In fact Jesus was the first fruit to be raised from the dead. He is God's own living sacrifice of his first fruit since Jesus was first, but was God's only Son, not as a created son, but the first to be sacrificed. (1 Corinthians 5:20). Jesus was the first to be raised from the dead because he was the first fruit of those who had died (put asleep). Because Jesus died and was resurrected so can we be! In fact Jesus sacrificed himself for our salvation, and his Ghost came down to fill Christians commencing on Pentecost after his ascension.

Hence, the recipients of the Holy Ghost have received a portion of the first fruit, (i., e., Jesus Christ).

At the resurrection are bodies will be redeemed to join our souls already enjoying eternity, thanks to Jesus. When our bodies and spirits are reunified, Christians become glorified. As such dead Christians are alive again with immortality, perfect health, sinless attributes and breath in the glory of God, the atmosphere of heaven. God cleans them enough that they can see him face-to-face!

Those whose bodies are glorified are adopted by God. We are his heirs and co-heirs with Jesus Christ. Like Jesus, we become first fruits. This adoption is our hope. All our lives after being born-again is this hope coming about. With the new birth, we're not yet saved, but have the hope of salvation since it's an unseen condition. Christians are not there yet, but with faith, have a vision of the day when they are glorified as sons of God!

Of course those who have the least doubt and are more certain of their faith are "saved". Their hope is profound enough that their vision of a future time is assured. Dropping the "hope of" from "the hope of salvation" is an implication that they have little doubt. Indeed, my faith is enough that I am saved even though I have yet to experience glorification! Because of the word of God, I accept his promise as fact because there is no other explanation for existence.

I don't see glory yet. I know it's there because God said that it is! I can't explain glory, but have faith that God's grace is sufficient for me to someday be glorified, and glorification is the instant that we are saved! Until then I am in an abstract spiritual situation: because I can't save myself, or self-glorify, I must depend on God to do that! There is no other recourse!
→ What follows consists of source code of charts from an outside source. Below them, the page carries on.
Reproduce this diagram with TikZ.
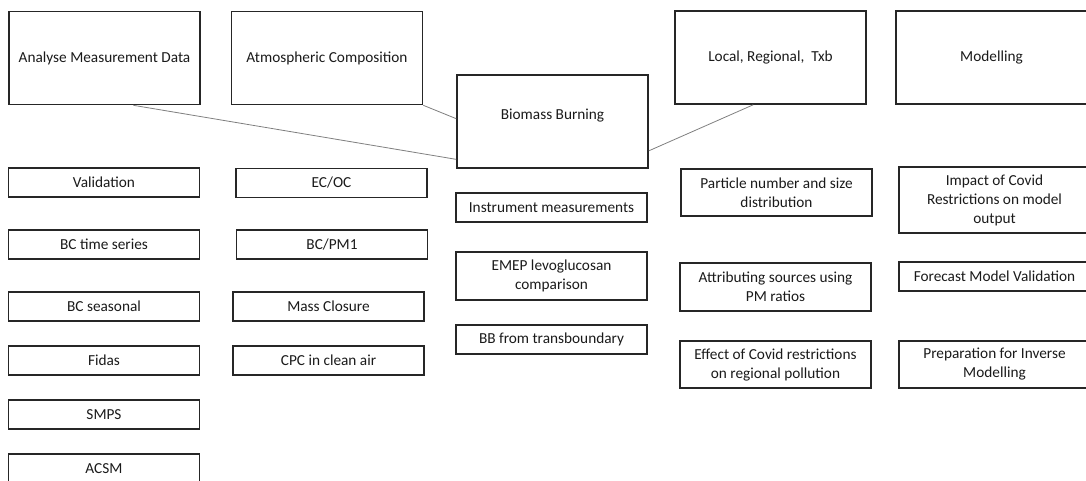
\documentclass[tikz,border=0pt]{standalone}
\usepackage{fontspec}
\setmainfont{Carlito}
\usetikzlibrary{calc}
\definecolor{boxline}{HTML}{262626}
\definecolor{conn}{HTML}{7F7F7F}
\definecolor{txt}{HTML}{1A1A1A}
\tikzset{
  base/.style={draw=boxline, text=txt, align=center, inner sep=2pt,
    font=\fontsize{15.3}{19}\selectfont},
  bigbox/.style={base, line width=1.6pt, minimum width=191pt, minimum height=93pt},
  smallbox/.style={base, line width=1.1pt, minimum width=191pt, minimum height=29pt},
  midbox/.style={base, line width=1.1pt, minimum width=191pt, minimum height=47pt},
  tallbox/.style={base, line width=1.1pt, minimum width=191pt, minimum height=66pt},
  link/.style={draw=conn, line width=0.8pt}
}
\begin{document}
\begin{tikzpicture}[x=1pt,y=-1pt]
\useasboundingbox (0,0) rectangle (1086,480);
\clip (0,0) rectangle (1086,480);
% top boxes
\node[bigbox] (amd) at (104.5,58) {Analyse Measurement Data};
\node[bigbox] (atm) at (327,58) {Atmospheric Composition};
\node[bigbox, text depth=14pt] (bio) at (552.5,121.5) {Biomass Burning};
\node[bigbox] (loc) at (770.5,57.5) {Local, Regional,\ \ Txb};
\node[bigbox] (mod) at (991.5,57.5) {Modelling};
% column 1
\node[smallbox] (val) at (104,182.5) {Validation};
\node[smallbox] (bct) at (104,244.5) {BC time series};
\node[smallbox] (bcs) at (104,306.5) {BC seasonal};
\node[smallbox] (fid) at (104,360.5) {Fidas};
\node[smallbox] (smp) at (104,414.5) {SMPS};
\node[smallbox] (acs) at (104,468.5) {ACSM};
% column 2
\node[smallbox] (ecoc) at (331.5,183) {EC/OC};
\node[smallbox] (bcpm) at (332,244.5) {BC/PM1};
\node[smallbox] (mass) at (328.5,306.5) {Mass Closure};
\node[smallbox] (cpc) at (328.5,360.5) {CPC in clean air};
% column 3
\node[smallbox] (ins) at (551.5,207.5) {Instrument measurements};
\node[base, line width=1.1pt, minimum width=191pt, minimum height=48pt] (emep) at (551.5,276) {EMEP levoglucosan\\comparison};
\node[smallbox] (bbt) at (551.5,339.5) {BB from transboundary};
% column 4
\node[midbox] (part) at (776.5,192.5) {Particle number and size\\distribution};
\node[base, line width=1.1pt, minimum width=191pt, minimum height=48pt] (attr) at (775.5,287) {Attributing sources using\\PM ratios};
\node[midbox] (eff) at (775.5,364.5) {Effect of Covid restrictions\\on regional pollution};
% column 5
\node[tallbox] (imp) at (994.5,200) {Impact of Covid\\Restrictions on model\\output};
\node[smallbox] (fore) at (994.5,276.5) {Forecast Model Validation};
\node[midbox] (prep) at (994.5,364.5) {Preparation for Inverse\\Modelling};
% connectors
\draw[link] ($(amd.south west)!0.65!(amd.south east)$) -- ($(bio.south west)!0.1!(bio.north west)$);
\draw[link] (atm.south east) -- ($(bio.south west)!0.53!(bio.north west)$);
\draw[link] ($(loc.south west)!0.41!(loc.south east)$) -- ($(bio.south east)!0.19!(bio.north east)$);
\end{tikzpicture}
\end{document}
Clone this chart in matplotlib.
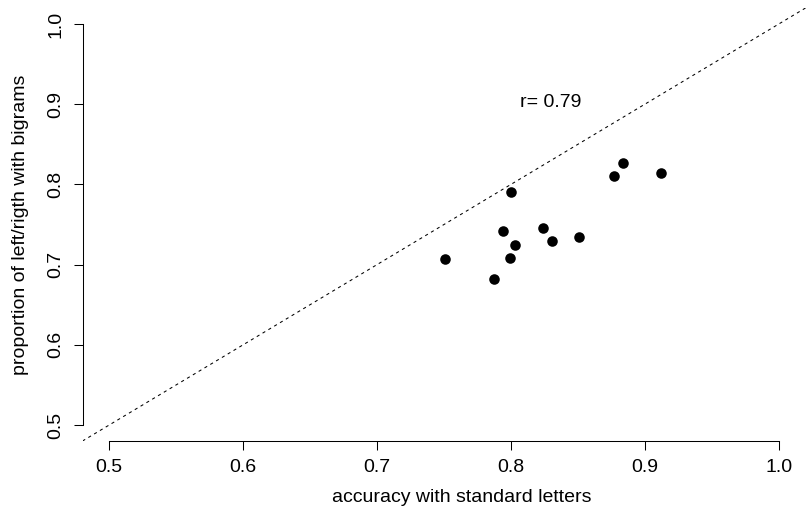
import matplotlib
matplotlib.use("Agg")
import matplotlib.pyplot as plt

plt.rcParams['font.family'] = ['Liberation Sans', 'DejaVu Sans']

accuracy_standard = [0.751, 0.787, 0.794, 0.799, 0.800, 0.803, 0.824, 0.831, 0.851, 0.877, 0.884, 0.912]
proportion_bigrams = [0.707, 0.682, 0.742, 0.708, 0.790, 0.724, 0.746, 0.730, 0.734, 0.810, 0.827, 0.814]
tick_values = [0.5, 0.6, 0.7, 0.8, 0.9, 1.0]
tick_labels = ["0.5", "0.6", "0.7", "0.8", "0.9", "1.0"]
r_label = "r= 0.79"
xlabel = "accuracy with standard letters"
ylabel = "proportion of left/rigth with bigrams"

W, H = 806, 514
fig = plt.figure(figsize=(W / 100, H / 100), dpi=100)
left, right, top, bottom = 82.5, 805.5, 8.0, 441.0
ax = fig.add_axes([left / W, 1 - bottom / H, (right - left) / W, (bottom - top) / H])
ax.set_xlim(0.48, 1.02)
ax.set_ylim(0.48, 1.02)

# identity line
ax.plot([0.48, 1.02], [0.48, 1.02], color='black', lw=0.75, linestyle=(0, (3, 3.5)))

ax.plot(accuracy_standard, proportion_bigrams, 'o', color='black', markersize=7.6, mew=0)

ax.text(0.83, 0.902, r_label, ha='center', va='center', fontsize=14)

for s in ['top', 'right']:
    ax.spines[s].set_visible(False)
ax.spines['left'].set_bounds(0.5, 1.0)
ax.spines['bottom'].set_bounds(0.5, 1.0)
for s in ['left', 'bottom']:
    ax.spines[s].set_linewidth(0.75)

ax.set_xticks(tick_values)
ax.set_xticklabels(tick_labels, fontsize=14)
ax.set_yticks(tick_values)
ax.set_yticklabels(tick_labels, fontsize=14, rotation=90, va='center')
ax.tick_params(axis='x', length=6.5, width=0.75, pad=6.5)
ax.tick_params(axis='y', length=6.5, width=0.75, pad=6.8)

ax.set_xlabel(xlabel, fontsize=14)
ax.set_ylabel(ylabel, fontsize=14)
ax.xaxis.set_label_coords(462 / W, 1 - 497 / H, transform=fig.transFigure)
ax.xaxis.label.set_va('center')
ax.yaxis.set_label_coords(21 / W, 1 - 224.5 / H, transform=fig.transFigure)
ax.yaxis.label.set_va('center')

fig.savefig("out.png", dpi=100)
There is something which I must DO in order to be saved. Calvinists neglect it with sola gratia (grace alone). I must have the work of faith, but even my ability to do that work is a gift of God. It seems abstract, but just as I can breathe on my own, God designed me to breath. Hence, even breath is a gift although it is me who breathes. Faith is breathing God's Holy Spirit. It's there, but we must put it to use!